EXERCISE GOAL ▸
State only how many lines below include the string "chart".

============================================================

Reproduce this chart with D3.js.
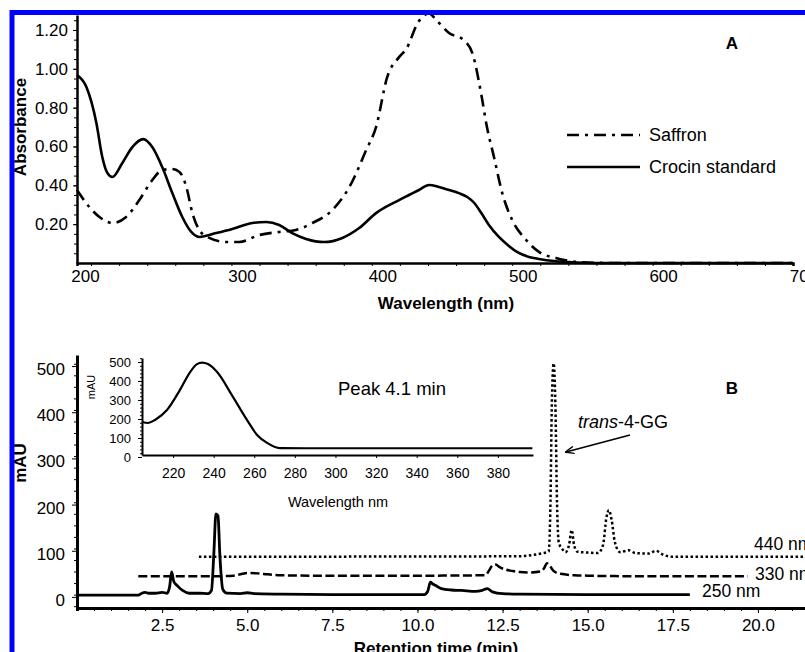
<!DOCTYPE html>
<html><head><meta charset="utf-8">
<script src="https://cdn.jsdelivr.net/npm/d3@7"></script>
<style>
body{margin:0;background:#fff;}
svg{display:block;font-family:"Liberation Sans",Arial,sans-serif;}
.axis path,.axis line{stroke:#000;}
.axis text{fill:#000;}
</style></head>
<body>
<svg id="chart" width="805" height="652"></svg>
<script>
// ---------- Panel A data (wavelength nm, absorbance) ----------
const crocinStd = [[190,0.968],[196.7,0.906],[203.8,0.721],[208,0.546],[211.6,0.464],[215.2,0.443],[222.3,0.515],[229.4,0.597],[237.2,0.638],[243.6,0.597],[250.7,0.494],[257.9,0.36],[265,0.237],[271.4,0.16],[277.1,0.134],[289.2,0.154],[300.6,0.175],[314.8,0.206],[324.8,0.211],[334,0.196],[343.3,0.154],[353.2,0.124],[366,0.108],[379,0.129],[391,0.18],[403,0.257],[419.4,0.324],[426.5,0.35],[433.6,0.376],[440.8,0.402],[447.9,0.391],[455,0.376],[462,0.36],[468,0.34],[473,0.309],[478,0.257],[483.4,0.196],[490.5,0.134],[497.6,0.088],[503.4,0.057],[512,0.031],[519,0.021],[529.7,0.01],[540,0.005],[561.7,0],[600,0],[700,0]];
const saffron = [[190,0.376],[198.8,0.288],[206,0.237],[215.2,0.206],[225,0.237],[234.4,0.324],[243.6,0.427],[250.7,0.479],[258,0.484],[263,0.469],[267.9,0.391],[272.2,0.257],[277.1,0.17],[284.2,0.129],[296.3,0.108],[305.6,0.108],[319.8,0.144],[334,0.16],[346,0.17],[357.7,0.206],[371.9,0.273],[384,0.391],[396,0.582],[403,0.7],[411,0.958],[419.4,1.06],[424.4,1.1],[433,1.24],[440.8,1.285],[446,1.25],[455,1.184],[465,1.15],[471.6,1.081],[477.8,0.875],[482,0.7],[487,0.546],[492.9,0.36],[500,0.221],[510,0.118],[519,0.057],[531,0.026],[547.5,0.005],[570,0],[700,0]];
const xTicksA = [200,300,400,500,600,700];
const yTicksA = [0.20,0.40,0.60,0.80,1.00,1.20];
const legendA = ["Saffron","Crocin standard"];

// ---------- Panel B data (time min, mAU) ----------
const trace250 = [[0,4],[1.8,4],[1.9,8],[2.0,10],[2.1,8],[2.3,8],[2.5,10],[2.65,8],[2.72,22],[2.78,54],[2.84,34],[2.95,24],[3.1,14],[3.3,8],[3.6,8],[3.85,7],[3.95,14],[4.02,95],[4.08,180],[4.14,176],[4.2,85],[4.28,17],[4.4,8],[4.8,7],[5.0,9],[5.2,7],[6,6],[8,5],[10.2,5],[10.3,12],[10.38,32],[10.45,28],[10.55,24],[10.7,18],[11.0,15],[11.3,14],[11.7,12],[11.9,14],[12.05,18],[12.2,11],[12.5,7],[13,6],[15,5],[18,5]];
const trace330 = [[1.8,45],[4.3,45],[4.6,46],[4.8,49],[5.0,52],[5.3,51],[5.6,49],[6.0,47],[7,46],[10,46],[12.0,47],[12.1,57],[12.2,68],[12.3,70],[12.4,65],[12.6,59],[12.8,56],[13.0,54],[13.3,53],[13.6,55],[13.72,62],[13.8,73],[13.9,66],[14.0,56],[14.2,50],[14.6,47],[15,46],[16,45],[19.7,45]];
const trace440 = [[3.58,87],[13.0,88],[13.4,91],[13.7,95],[13.85,98],[13.9,180],[13.95,430],[14.0,506],[14.05,420],[14.1,200],[14.15,118],[14.25,104],[14.35,97],[14.45,112],[14.53,145],[14.6,112],[14.7,98],[15.0,96],[15.3,95],[15.45,112],[15.55,172],[15.62,188],[15.7,168],[15.8,118],[15.95,97],[16.2,101],[16.4,95],[16.8,94],[17.0,100],[17.2,92],[17.5,87],[21.5,87]];
const xTicksB = [2.5,5.0,7.5,10.0,12.5,15.0,17.5,20.0];
const yTicksB = [0,100,200,300,400,500];
const traceLabels = ["440 nm","330 nm","250 nm"];

// ---------- Inset data (wavelength nm, mAU) ----------
const inset41 = [[204.7,184],[207.7,179],[211.1,195],[217,247],[223.4,353],[228.4,447],[231.8,489],[234.3,497],[237.2,489],[241.7,447],[249.5,316],[256.4,195],[261.4,116],[266.3,74],[272.7,47],[285,46],[397,46]];
const xTicksIn = [220,240,260,280,300,320,340,360,380];
const yTicksIn = [0,100,200,300,400,500];

const svg = d3.select("#chart");

// ================= Panel A =================
const xA = d3.scaleLinear().domain([190,700]).range([77,793]);
const yA = d3.scaleLinear().domain([0,1.277]).range([263,15]);
const lineA = d3.line().x(d=>xA(d[0])).y(d=>yA(d[1])).curve(d3.curveMonotoneX);

const gA = svg.append("g");
// minor x ticks every 20 nm
gA.append("g").attr("class","axis").attr("transform","translate(0,263)")
  .call(d3.axisBottom(xA).tickValues(d3.range(200,701,20)).tickSize(3).tickFormat(""))
  .call(g=>g.select(".domain").attr("stroke-width",2.5))
  .call(g=>g.selectAll(".tick line").attr("stroke-width",1));
// x labels
gA.append("g").attr("class","axis").attr("transform","translate(0,263)")
  .call(d3.axisBottom(xA).tickValues(xTicksA).tickSize(0).tickPadding(7).tickFormat(d3.format("d")))
  .call(g=>g.select(".domain").remove())
  .call(g=>g.selectAll("text").attr("font-size",17).attr("dx",d=>d===200?-6:10.5));
// y minor ticks
gA.append("g").attr("class","axis").attr("transform","translate(77,0)")
  .call(d3.axisLeft(yA).tickValues(d3.range(0.05,1.27,0.05)).tickSize(3).tickFormat(""))
  .call(g=>g.select(".domain").remove())
  .call(g=>g.selectAll(".tick line").attr("stroke-width",1));
gA.append("g").attr("class","axis").attr("transform","translate(77,0)")
  .call(d3.axisLeft(yA).tickValues(yTicksA).tickSize(4).tickPadding(5).tickFormat(d3.format(".2f")).tickSizeOuter(0))
  .call(g=>g.select(".domain").attr("stroke-width",2.5))
  .call(g=>g.selectAll("text").attr("font-size",17));

gA.append("path").datum(saffron).attr("d",lineA).attr("fill","none").attr("stroke","#000")
  .attr("stroke-width",2.6).attr("stroke-dasharray","12,6,3,6");
gA.append("path").datum(crocinStd).attr("d",lineA).attr("fill","none").attr("stroke","#000")
  .attr("stroke-width",2.6);

gA.append("text").attr("x",20).attr("y",127).attr("transform","rotate(-90,20,127)")
  .attr("text-anchor","middle").attr("dy","0.35em").attr("font-size",17).attr("font-weight","bold").text("Absorbance");
gA.append("text").attr("x",446).attr("y",309).attr("text-anchor","middle")
  .attr("font-size",17).attr("font-weight","bold").text("Wavelength (nm)");
gA.append("text").attr("x",732).attr("y",43).attr("dy","0.35em").attr("text-anchor","middle")
  .attr("font-size",17).attr("font-weight","bold").text("A");

// legend
const legStyles = [{dash:"12,6,3,6"},{dash:null}];
legendA.forEach((name,i)=>{
  const y = 135 + i*32;
  const l = gA.append("line").attr("x1",567).attr("x2",640).attr("y1",y).attr("y2",y)
    .attr("stroke","#000").attr("stroke-width",2.6);
  if(legStyles[i].dash) l.attr("stroke-dasharray",legStyles[i].dash);
  gA.append("text").attr("x",649).attr("y",y).attr("dy","0.35em").attr("font-size",18).text(name);
});

// ================= Panel B =================
const xB = d3.scaleLinear().domain([0,21.5]).range([77,809]);
const yB = d3.scaleLinear().domain([-24,524]).range([608,355]);
const lineB = d3.line().x(d=>xB(d[0])).y(d=>yB(d[1])).curve(d3.curveMonotoneX);

const gB = svg.append("g");
gB.append("g").attr("class","axis").attr("transform","translate(0,608)")
  .call(d3.axisBottom(xB).tickValues(d3.range(0.5,21.5,0.5)).tickSize(3).tickFormat(""))
  .call(g=>g.select(".domain").attr("stroke-width",3))
  .call(g=>g.selectAll(".tick line").attr("stroke-width",1));
gB.append("g").attr("class","axis").attr("transform","translate(0,608)")
  .call(d3.axisBottom(xB).tickValues(xTicksB).tickSize(5).tickPadding(6).tickFormat(d3.format(".1f")))
  .call(g=>g.select(".domain").remove())
  .call(g=>g.selectAll("text").attr("font-size",17));
gB.append("g").attr("class","axis").attr("transform","translate(77,0)")
  .call(d3.axisLeft(yB).tickValues(d3.range(-20,521,25)).tickSize(3).tickFormat(""))
  .call(g=>g.select(".domain").remove())
  .call(g=>g.selectAll(".tick line").attr("stroke-width",1));
gB.append("g").attr("class","axis").attr("transform","translate(77,0)")
  .call(d3.axisLeft(yB).tickValues(yTicksB).tickSize(5).tickPadding(7).tickSizeOuter(0).tickFormat(d3.format("d")))
  .call(g=>g.select(".domain").attr("stroke-width",3))
  .call(g=>g.selectAll("text").attr("font-size",17).attr("dy","0.5em"));

gB.append("path").datum(trace440).attr("d",lineB).attr("fill","none").attr("stroke","#000")
  .attr("stroke-width",2.5).attr("stroke-dasharray","2.5,2.5");
gB.append("path").datum(trace330).attr("d",lineB).attr("fill","none").attr("stroke","#000")
  .attr("stroke-width",2.5).attr("stroke-dasharray","9,3.5");
gB.append("path").datum(trace250).attr("d",lineB).attr("fill","none").attr("stroke","#000")
  .attr("stroke-width",2.8);

const labPos = [[754,550],[755,580],[702,597]];
traceLabels.forEach((t,i)=>{
  gB.append("text").attr("x",labPos[i][0]).attr("y",labPos[i][1]).attr("font-size",17.5).text(t);
});

gB.append("text").attr("x",20).attr("y",463).attr("transform","rotate(-90,20,463)")
  .attr("text-anchor","middle").attr("dy","0.35em").attr("font-size",17).attr("font-weight","bold").text("mAU");
gB.append("text").attr("x",436).attr("y",654).attr("text-anchor","middle")
  .attr("font-size",17).attr("font-weight","bold").text("Retention time (min)");
gB.append("text").attr("x",732).attr("y",388).attr("dy","0.35em").attr("text-anchor","middle")
  .attr("font-size",17).attr("font-weight","bold").text("B");

// annotation
const ann = gB.append("text").attr("x",578).attr("y",428).attr("font-size",18);
ann.append("tspan").attr("font-style","italic").text("trans");
ann.append("tspan").text("-4-GG");
svg.append("defs").append("marker").attr("id","arr").attr("viewBox","0 0 10 10")
  .attr("refX",9).attr("refY",5).attr("markerWidth",9).attr("markerHeight",9)
  .attr("markerUnits","userSpaceOnUse").attr("orient","auto")
  .append("path").attr("d","M0,1 L10,5 L0,9").attr("fill","none").attr("stroke","#000").attr("stroke-width",1.6);
gB.append("line").attr("x1",630).attr("y1",435).attr("x2",566).attr("y2",452)
  .attr("stroke","#000").attr("stroke-width",1.6).attr("marker-end","url(#arr)");

// ================= Inset =================
const xI = d3.scaleLinear().domain([204.7,397.3]).range([142,533]);
const yI = d3.scaleLinear().domain([10.5,521]).range([455,358]);
const lineI = d3.line().x(d=>xI(d[0])).y(d=>yI(d[1])).curve(d3.curveMonotoneX);
const gI = svg.append("g");
gI.append("g").attr("class","axis").attr("transform","translate(0,455)")
  .call(d3.axisBottom(xI).tickValues(xTicksIn).tickSize(3).tickPadding(10).tickSizeOuter(0).tickFormat(d3.format("d")))
  .call(g=>g.select(".domain").attr("stroke-width",2))
  .call(g=>g.selectAll("text").attr("font-size",14));
gI.append("g").attr("class","axis").attr("transform","translate(142,0)")
  .call(d3.axisLeft(yI).tickValues(d3.range(20,521,20)).tickSize(2).tickFormat(""))
  .call(g=>g.select(".domain").remove())
  .call(g=>g.selectAll(".tick line").attr("stroke-width",1));
gI.append("g").attr("class","axis").attr("transform","translate(142,0)")
  .call(d3.axisLeft(yI).tickValues(yTicksIn).tickSize(4).tickPadding(7).tickSizeOuter(0).tickFormat(d3.format("d")))
  .call(g=>g.select(".domain").attr("stroke-width",2))
  .call(g=>g.selectAll("text").attr("font-size",13));
gI.append("path").datum(inset41).attr("d",lineI).attr("fill","none").attr("stroke","#000").attr("stroke-width",2.2);
gI.append("text").attr("x",91).attr("y",387).attr("transform","rotate(-90,91,387)")
  .attr("text-anchor","middle").attr("dy","0.35em").attr("font-size",11).text("mAU");
gI.append("text").attr("x",338).attr("y",507).attr("text-anchor","middle").attr("font-size",14.5).text("Wavelength nm");
gI.append("text").attr("x",338).attr("y",395).attr("font-size",18.5).text("Peak 4.1 min");

// blue frame
svg.append("rect").attr("x",12).attr("y",12.5).attr("width",1400).attr("height",1400)
  .attr("fill","none").attr("stroke","#0000ff").attr("stroke-width",5);
</script>
</body></html>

============================================================

PROBLEM SOLUTION ▸
3